MFDA-YOLO: A multiscale feature fusion and dynamic alignment network for UAV small objects detection

Standard detectors such as YOLOv8 face significant challenges when applied to aerial drone imagery, including extreme scale variations, minute targets, and complex backgrounds. Their generic feature fusion architecture is prone to generating false positives and missing small objects. To address these limitations, we propose an improved MFDA-YOLO model based on YOLOv8. The model introduces an Attention-based Intra-scale Feature Interaction (AIFI) module in the backbone network to enhance high-level feature interactions, improve the adaptation to multi-scale targets, and strengthen feature representation.

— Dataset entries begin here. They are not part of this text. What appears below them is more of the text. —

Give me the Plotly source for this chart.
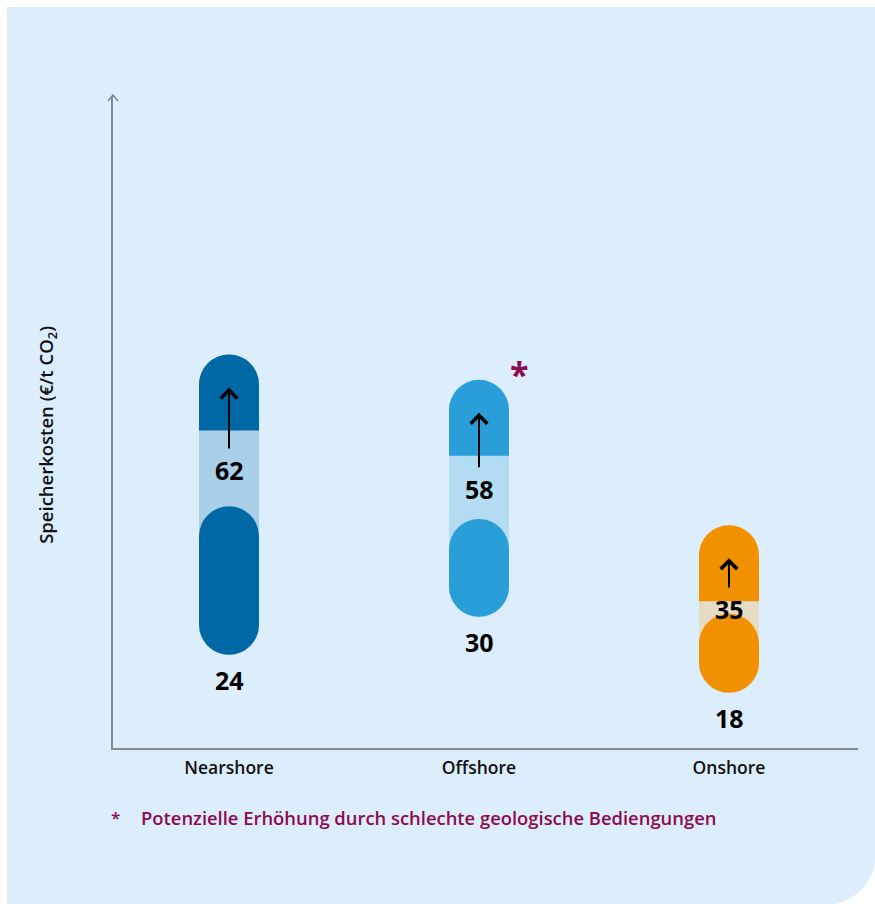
import plotly.graph_objects as go

# Storage cost ranges (EUR per tonne CO2) by storage location
categories = ["Nearshore", "Offshore", "Onshore"]
cost_low = [24, 30, 18]
cost_high = [62, 58, 35]
core_high = [38, 36, 21]  # upper end of the solid lower capsule

dark_colors = ["#0068a5", "#299ed8", "#f29100"]
light_colors = ["#a8cee8", "#b3dcf3", "#e5dcc3"]

FONT = "Open Sans"
TEXT = "#111111"
ACCENT = "#8c0a4f"
AXIS = "#858a8f"
PANEL = "#dcedfc"
R = 30          # capsule radius in px
CAP = 46        # straight part of the top cap in px

fig = go.Figure()
fig.add_trace(go.Scatter(x=[0, 1, 2], y=cost_high, mode="markers",
                         marker=dict(opacity=0), hoverinfo="skip",
                         showlegend=False))

shapes = []

# background panel with rounded lower-right corner (paper units)
L, Rt, T, B = -0.1423, 1.0228, 1.1382, -0.2396
cx0, cy0 = 0.9624, -0.1705
shapes.append(dict(
    type="path", xref="paper", yref="paper", layer="below",
    path=(f"M{L},{B} L{cx0},{B} C{cx0 + 0.0334},{B} {Rt},{B + 0.0382} {Rt},{cy0} "
          f"L{Rt},{T} L{L},{T} Z"),
    fillcolor=PANEL, line=dict(width=0)))

# open arrow head on top of the y axis
shapes.append(dict(
    type="path", xref="paper", yref="paper", xsizemode="pixel",
    ysizemode="pixel", xanchor=0, yanchor=1,
    path="M-5,-4 L0,2 L5,-4 M0,2 L0,0",
    line=dict(color=AXIS, width=1.6)))


def capsule_circle(i, yv, color):
    return dict(type="circle", xref="x", yref="y",
                xsizemode="pixel", ysizemode="pixel",
                xanchor=i, yanchor=yv, x0=-R, x1=R, y0=-R, y1=R,
                fillcolor=color, line=dict(width=0))


def capsule_body(i, y0, y1, color):
    return dict(type="rect", xref="x", yref="y", xsizemode="pixel",
                xanchor=i, x0=-R, x1=R, y0=y0, y1=y1,
                fillcolor=color, line=dict(width=0))


for i in range(len(categories)):
    lo, hi, core = cost_low[i], cost_high[i], core_high[i]
    dk, lt = dark_colors[i], light_colors[i]
    # full range capsule in light tone
    shapes.append(capsule_circle(i, lo, lt))
    shapes.append(capsule_circle(i, hi, lt))
    shapes.append(capsule_body(i, lo, hi, lt))
    # dark top cap
    shapes.append(capsule_circle(i, hi, dk))
    shapes.append(dict(type="rect", xref="x", yref="y",
                       xsizemode="pixel", ysizemode="pixel",
                       xanchor=i, yanchor=hi, x0=-R, x1=R, y0=-CAP, y1=0,
                       fillcolor=dk, line=dict(width=0)))
    # solid lower capsule
    shapes.append(capsule_circle(i, lo, dk))
    shapes.append(capsule_circle(i, core, dk))
    shapes.append(capsule_body(i, lo, core, dk))

annotations = []
for i in range(len(categories)):
    lo, hi, core = cost_low[i], cost_high[i], core_high[i]
    label_y = (hi + core) / 2 - 1.5
    # upper value with arrow pointing to the top of the range
    annotations.append(dict(
        x=i, y=hi, ax=i, ay=label_y, xref="x", yref="y", axref="x", ayref="y",
        text=f"<b>{hi}</b>", showarrow=True, arrowhead=4, arrowsize=1.6,
        arrowwidth=2, arrowcolor="#000000", standoff=3, borderpad=4,
        font=dict(family=FONT, size=25, color="#000000")))
    # lower value below the capsule
    annotations.append(dict(
        x=i, y=lo, xref="x", yref="y", text=f"<b>{lo}</b>", showarrow=False,
        yshift=-55, font=dict(family=FONT, size=25, color="#000000")))

# asterisk marking the offshore range
annotations.append(dict(
    x=1, y=cost_high[1], xref="x", yref="y", text="<b>*</b>", showarrow=False,
    xshift=40, yshift=36, font=dict(family=FONT, size=34, color=ACCENT)))

# y axis title
annotations.append(dict(
    x=-0.0886, y=0.481, xref="paper", yref="paper", textangle=-90,
    xanchor="center", yanchor="middle",
    text="Speicherkosten (€/t CO<sub>2</sub>)", showarrow=False,
    font=dict(family=FONT, size=18.5, color=TEXT, weight=600)))

# footnote
annotations.append(dict(
    x=0.003, y=-0.1075, xref="paper", yref="paper", text="*", showarrow=False,
    xanchor="center", yanchor="middle",
    font=dict(family=FONT, size=17, color=ACCENT, weight=600)))
annotations.append(dict(
    x=0.0349, y=-0.1075, xref="paper", yref="paper",
    text="Potenzielle Erhöhung durch schlechte geologische Bediengungen",
    showarrow=False, xanchor="left", yanchor="middle",
    font=dict(family=FONT, size=18.4, color=ACCENT, weight=600)))

fig.update_layout(
    width=875, height=904,
    margin=dict(l=113, r=17, t=97, b=156),
    paper_bgcolor="#ffffff", plot_bgcolor="rgba(0,0,0,0)",
    shapes=shapes, annotations=annotations, showlegend=False,
    xaxis=dict(range=[-0.464, 2.516], tickvals=[0, 1, 2], ticktext=categories,
               showline=True, linecolor=AXIS, linewidth=2, showgrid=False,
               zeroline=False, ticks="", ticklabelstandoff=3,
               tickfont=dict(family=FONT, size=17.5, color=TEXT, weight=600),
               fixedrange=True),
    yaxis=dict(range=[4.5, 107.5], showline=True, linecolor=AXIS, linewidth=2,
               showgrid=False, zeroline=False, showticklabels=False, ticks="",
               fixedrange=True),
)

fig.write_html("out.html")
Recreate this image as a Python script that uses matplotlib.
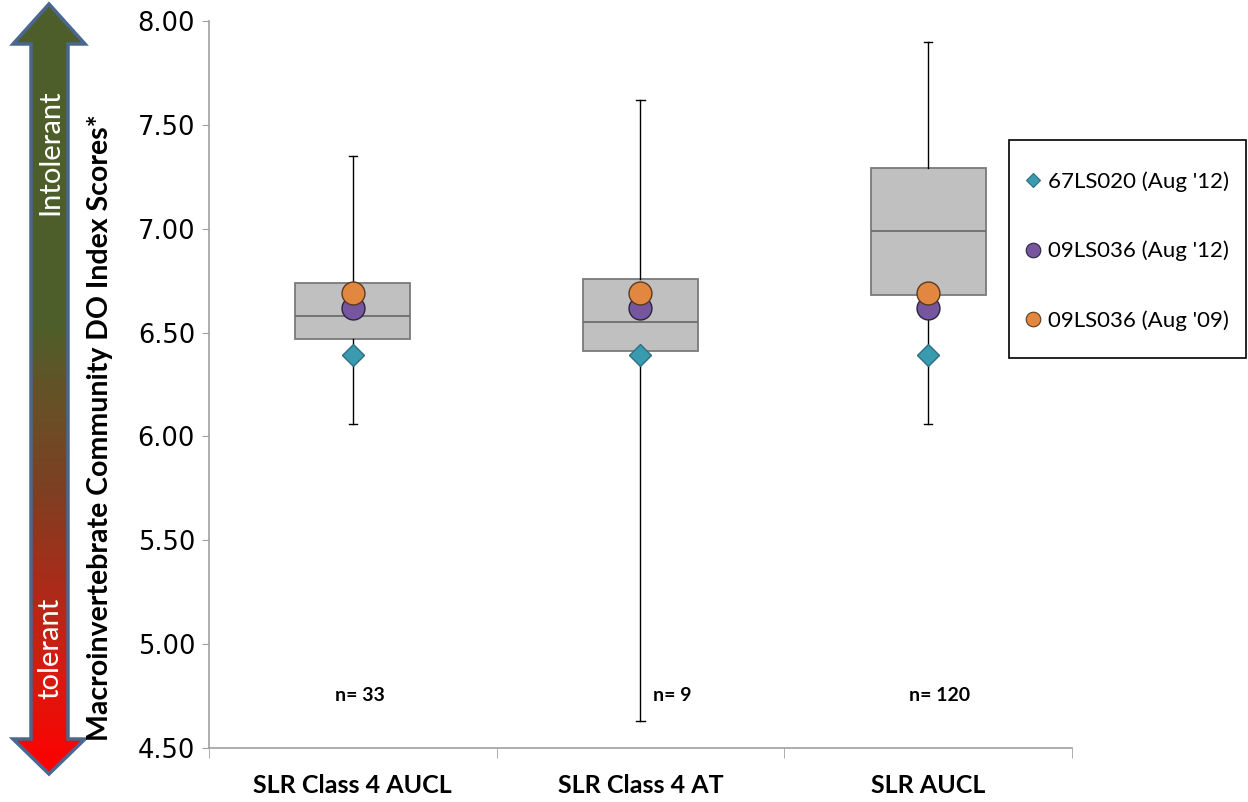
import matplotlib.pyplot as plt
import numpy as np
from matplotlib.patches import Polygon, Rectangle
from matplotlib.lines import Line2D
from matplotlib.colors import LinearSegmentedColormap

plt.rcParams['font.family'] = ['Lato', 'DejaVu Sans']

# box plot data (DO index scores)
categories = ['SLR Class 4 AUCL', 'SLR Class 4 AT', 'SLR AUCL']
whislo = [6.06, 4.63, 6.06]
q1 = [6.47, 6.41, 6.68]
med = [6.58, 6.55, 6.99]
q3 = [6.74, 6.76, 7.29]
whishi = [7.35, 7.62, 7.90]
n_counts = [33, 9, 120]

# site scores, same at every category
site_labels = ["67LS020 (Aug '12)", "09LS036 (Aug '12)", "09LS036 (Aug '09)"]
site_scores = [6.39, 6.62, 6.69]
site_markers = ['D', 'o', 'o']
site_colors = ['#3a9ab0', '#76569c', '#e2873f']
site_edges = ['#2c6f80', '#2a2440', '#5a3a20']

W, H = 1248, 802
fig = plt.figure(figsize=(W / 100, H / 100), dpi=100)
ax = fig.add_axes([209 / W, 1 - 748 / H, (1072 - 209) / W, (748 - 21) / H])

stats = []
for i in range(len(categories)):
    stats.append(dict(whislo=whislo[i], q1=q1[i], med=med[i], q3=q3[i],
                      whishi=whishi[i], fliers=[]))
pos = np.arange(len(categories))
ax.bxp(stats, positions=pos, widths=0.4, patch_artist=True, showfliers=False,
       boxprops=dict(facecolor='#c0c0c0', edgecolor='#7a7a7a', linewidth=1.3),
       medianprops=dict(color='#6e6e6e', linewidth=1.3),
       whiskerprops=dict(color='black', linewidth=1),
       capprops=dict(color='black', linewidth=1), capwidths=0.03)

for s, m, c, e in zip(site_scores, site_markers, site_colors, site_edges):
    ms = 11.5 if m == 'D' else 16.5
    ax.plot(pos, [s] * len(pos), marker=m, ls='none', ms=ms, mfc=c, mec=e,
            mew=1, zorder=5)

offsets = [0.025, 0.11, 0.04]
for i, n in enumerate(n_counts):
    ax.text(pos[i] + offsets[i], 4.755, f'n= {n}', fontsize=14, fontweight='bold',
            ha='center', va='center')

ax.set_xlim(-0.5, 2.5)
ax.set_ylim(4.5, 8.0)
yt = np.arange(4.5, 8.01, 0.5)
ax.set_yticks(yt)
ax.set_yticklabels([f'{v:.2f}' for v in yt], family='DejaVu Sans', fontsize=18.5)
ax.set_xticks(pos)
ax.set_xticklabels(categories, fontsize=18, fontweight='bold')
ax.set_xticks([-0.5, 0.5, 1.5, 2.5], minor=True)
ax.tick_params(axis='x', which='major', length=0, pad=19)
ax.tick_params(axis='x', which='minor', length=7, color='#a0a0a0', direction='out')
ax.tick_params(axis='y', length=5, color='#a0a0a0', direction='out', pad=5)
for side in ['top', 'right']:
    ax.spines[side].set_visible(False)
for side in ['left', 'bottom']:
    ax.spines[side].set_color('#a0a0a0')
    ax.spines[side].set_linewidth(1.2)

# legend box drawn separately so its padding can match
fig.add_artist(Rectangle((1009 / W, 1 - 358 / H), 237 / W, 218 / H,
                         transform=fig.transFigure, fc='white', ec='black',
                         lw=1.2, zorder=1))
handles = [Line2D([], [], marker=m, ls='none', ms=(7.5 if m == 'D' else 10.5),
                  mfc=c, mec=e, mew=0.8)
           for m, c, e in zip(site_markers, site_colors, site_edges)]
leg = fig.legend(handles, site_labels, loc='center left',
                 bbox_to_anchor=(1026 / W, 1 - 251 / H), borderaxespad=0,
                 fontsize=16, labelspacing=2.2, borderpad=0, handlelength=0.6,
                 handletextpad=0.39, frameon=False)
leg.set_zorder(2)

fig.text(100 / W, 1 - 428 / H, 'Macroinvertebrate Community DO Index Scores*',
         rotation=90, fontsize=20.5, fontweight='bold', ha='center', va='center')

# gradient arrow on the left
ov = fig.add_axes([0, 0, 1, 1], zorder=-1)
ov.axis('off')
arrow_pts = [(49, 4), (85, 44), (68, 44), (68, 739), (85, 739), (49, 774),
             (13, 739), (31, 739), (31, 44), (13, 44)]
cmap = LinearSegmentedColormap.from_list('tol', [
    (0.0, '#4e5f2a'), (0.42, '#4f5e2a'), (0.53, '#6a4f26'), (0.63, '#7d4022'),
    (0.75, '#a82c1a'), (0.87, '#d81b10'), (1.0, '#ff0000')])
grad = np.linspace(0, 1, 256).reshape(-1, 1)
poly = Polygon(arrow_pts, closed=True, fc='none', ec='#4a6790', lw=2.5, zorder=3)
ov.add_patch(poly)
im = ov.imshow(grad, cmap=cmap, extent=(13, 85, 774, 4), aspect='auto', zorder=2)
im.set_clip_path(poly)
ov.set_xlim(0, W)
ov.set_ylim(H, 0)
ov.text(50, 152, 'Intolerant', rotation=90, color='white', fontsize=21,
        ha='center', va='center', zorder=4)
ov.text(50, 648, 'tolerant', rotation=90, color='white', fontsize=21,
        ha='center', va='center', zorder=4)

fig.savefig('out.png', dpi=100)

In the neck network, we design the Drone Image Detection Pyramid (DIDP) network, which integrates a space-to-depth convolution module to efficiently propagate multi-scale features from shallow to deep layers. By introducing an omni-kernel module in the cross-stage partial network for image recovery, DIDP can enhance global contextual awareness and eliminate the computational burden to extend the traditional P2 detection layer. Aiming at the problem of insufficient synergy between localization and classification tasks in the detection head, we design the Dynamic Alignment Detection Head (DADH). DADH can achieve cross-task representation optimization through multi-scale feature interaction learning and a dynamic feature selection mechanism, which significantly reduces model complexity and maintains detection accuracy. In addition, we employ the WIoUv3 loss function to dynamically adjust the focusing coefficients and enhance the model’s ability to distinguish small targets. Extensive experimental results demonstrate that MFDA-YOLO outperforms existing state-of-the-art methods such as YOLOv11 and YOLOv13 across the VisDrone2019, HIT-UAV, and NWPU VHR-10 datasets. Particularly on the VisDrone2019 dataset, MFDA-YOLO surpasses the baseline YOLOv8n model, achieving a 4.4 percentage point improvement in mAP0.5 and a 2.7 percentage point increase in mAP0.5:0.95. Furthermore, it reduces parameters by 17.2%, effectively lowering both false negative and false positive rates.